US MOX plant left cold by budget

05 March 2014

The USA's partially built Mixed Oxide Fuel Fabrication Facility (MFFF), a key component of the country's plutonium disposition program, is to be placed on cold standby after being effectively cut out of the Department of Energy's (DoE's) FY2015 budget request.

MFFF, pictured in May 2013, with the exterior structure of the facility complete (Image: Shaw Areva MOX Services)

The DoE's $27.9 billion budget request includes $11.7 billion for the US National Nuclear Security Administration (NNSA), the body responsible for US non-proliferation activities including the plutonium disposition program as well as the maintenance of the nation's nuclear arsenal. That arsenal now needs extensive - and expensive - modernisation to keep it safe. Of the $11.7 billion the DoE has requested for NNSA, the lion's share - $8.3 billion - is earmarked for its weapons activities appropriation, including $2.7 billion for stockpile modernisation. The MFFF receives nothing.

The MFFF is being built by Shaw Areva MOX services to fulfil the USA's commitments under a bilateral agreement with Russia, in which both countries have committed to dispose of some 34 tonnes of weapons-usable plutonium into mixed oxide (MOX) fuel for use in civilian nuclear reactors. Work started on the plant at Savannah River, South Carolina, in 2007, with a 2016 startup envisaged.
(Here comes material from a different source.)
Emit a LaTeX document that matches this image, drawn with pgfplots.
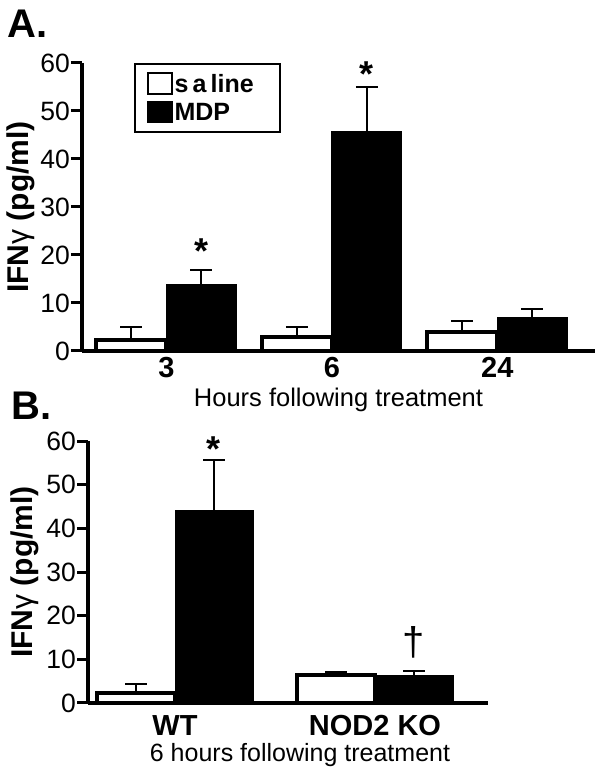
\documentclass[border=0pt]{standalone}
\usepackage{fontspec}
\setmainfont{Liberation Sans}
\usepackage{pgfplots}
\pgfplotsset{compat=1.18}

\pgfplotsset{
  ifnbars/.style={
    scale only axis,
    ybar=0pt,
    axis lines*=left,
    axis line style={line width=4.5pt},
    ymin=0, ymax=60, ytick={0,10,...,60},
    tick align=outside,
    major tick length=11pt,
    ytick style={line width=3pt, black},
    xtick style={draw=none},
    enlargelimits=false,
    clip=false,
    yticklabel style={font=\fontsize{26.5}{28}\selectfont, inner xsep=1pt},
    /pgf/number format/assume math mode=true,
    xticklabel style={font=\bfseries\fontsize{29}{30}\selectfont, anchor=north, inner sep=0pt},
    ylabel={IFN{\mdseries γ} (pg/ml)},
    ylabel style={font=\bfseries\fontsize{30}{32}\selectfont, anchor=center},
    xlabel style={anchor=base},
    error bars/y dir=plus,
    error bars/y explicit,
    error bars/error mark=-,
    error bars/error mark options={rotate=90, mark size=11pt, line width=2pt, black},
    error bars/error bar style={line width=2pt, black},
  },
  saline/.style={draw=black, fill=white, line width=4pt},
  mdp/.style={draw=black, fill=black, line width=1pt},
}
\tikzset{sigstar/.style={font=\bfseries\fontsize{36}{36}\selectfont}}

\begin{document}
\begin{tikzpicture}
\useasboundingbox (0,0) rectangle (604pt,777pt);

\node[anchor=base west, font=\bfseries\fontsize{40}{40}\selectfont, inner sep=0pt] at (7pt,739pt) {A.};
\node[anchor=base west, font=\bfseries\fontsize{40}{40}\selectfont, inner sep=0pt] at (11pt,357pt) {B.};

% panel A
\begin{axis}[ifnbars,
  at={(82pt,426pt)}, anchor=south west,
  width=513pt, height=288pt,
  xmin=-0.51, xmax=2.59,
  bar width=70pt,
  xtick={0,1,2}, xticklabels={3,6,24},
  xticklabel style={yshift=5pt},
  xlabel={Hours following treatment},
  xlabel style={at={(axis description cs:0.5,-0.194)}, font=\fontsize{25.5}{27}\selectfont},
  ylabel style={at={(axis description cs:-0.12,0.5)}},
  legend style={at={(axis description cs:0.101,1)}, anchor=north west,
    draw=black, line width=2.5pt, font=\bfseries\fontsize{25}{26}\selectfont,
    inner xsep=12pt, inner ysep=8pt, row sep=5pt},
  legend cell align=left,
  legend image code/.code={\draw[#1, line width=1.5pt] (0pt,-10pt) rectangle (24pt,11pt);},
]
\addplot[saline] coordinates {(0,2.2) +- (0,2.8) (1,2.9) +- (0,2.1) (2,4.0) +- (0,2.25)};
\addplot[mdp] coordinates {(0,13.75) +- (0,3.15) (1,45.8) +- (0,9.2) (2,7.0) +- (0,1.75)};
\legend{s\,a\,line\kern12pt\null, MDP}
\node[sigstar] at (axis cs:0.21,20.9) {*};
\node[sigstar] at (axis cs:1.21,57.7) {*};
\end{axis}

% panel B
\begin{axis}[ifnbars,
  at={(88pt,74pt)}, anchor=south west,
  width=400pt, height=262pt,
  xmin=-0.435, xmax=1.565,
  bar width=78pt,
  xtick={0,1}, xticklabels={WT,NOD2 KO},
  xticklabel style={yshift=-1pt},
  xlabel={6 hours following treatment},
  xlabel style={at={(axis description cs:0.53,-0.225)}, font=\fontsize{25}{27}\selectfont},
  ylabel style={at={(axis description cs:-0.158,0.5)}},
]
\addplot[saline] coordinates {(0,2.3) +- (0,2.0) (1,6.3) +- (0,0.9)};
\addplot[mdp] coordinates {(0,44) +- (0,11.6) (1,6.3) +- (0,1.0)};
\node[sigstar] at (axis cs:0.195,58.2) {*};
\node[font=\fontsize{40}{40}\selectfont] at (axis cs:1.195,14) {†};
\end{axis}
\end{tikzpicture}
\end{document}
Although based on France's Melox MOX facility, the MFFF project has presented many first-of-a-kind challenges and in 2012 the US Government Accountability Office (GAO) suggested it would likely not start up before 2019 and cost at least $7.7 billion, far above original estimates of $4.9 billion.

The project has seen progressive cuts to its budget, with only $320 million requested for the facility in the 2014 budget reflecting a slowing down of construction and associated activities as the NNSA embarked a review of its plutonium disposition strategy.

The FY2015 budget request cites the anticipated cost overrun as its reason for suspending the MOX facility project. "As part of an ongoing analysis of options to dispose of US surplus plutonium, it has become apparent that the MFFF will be significantly more expensive than anticipated, and therefore, the budget request places the MOX facility in cold stand-by while the department evaluates plutonium disposition options," the budget request states. The costs of putting the project on cold standby will come from the $1.6 billion set aside in the budget request for NNSA's nuclear non-proliferation activities.

Areva Inc says that the cold standby decision is a euphemism for the termination of the project. In a press release, the company said that by dropping the project from the budget the DoE was effectively calling for a cessation of a previously approved program. "We note that the NNSA says it conducted a 'year-long review' of the project that they say may provide alternatives more quickly and cost effectively, and for this reason the MOX project will be stopped. However, we have not seen the results of this review, but we would welcome the opportunity to do so," Areva Inc said.

Mixed signals

In addition to the $11.9 billion requested for NNSA, DoE's FY2015 budget includes $863 million for the Office of Nuclear Energy, for ongoing research and development in advanced reactor and fuel cycle technologies as well as the DoE's small modular reactor (SMR) licensing technical support program, for which $97 million is set aside.

US nuclear industry representatives said that the overall budget sent "mixed signals" on nuclear energy. Alex Flint, senior vice president for governmental affairs at the US Nuclear Energy Institute (NEI), praised DoE's ongoing support for small reactors and the inclusion of $79 million for activities to advance its used nuclear fuel management program but questioned proposals to impose taxes on nuclear energy companies to finance the cleanup of DoE enrichment facilities in Kentucky, Ohio and Tennessee. Regarding the MFFF, the NEI questioned any abandonment of the project, saying that to do so would leave plutonium in a weapons-usable state for the foreseeable future. "The ongoing construction of the MOX fuel fabrication facility at Savannah River Site - now 60% complete - should be finished, not placed into 'cold standby'", Flint said.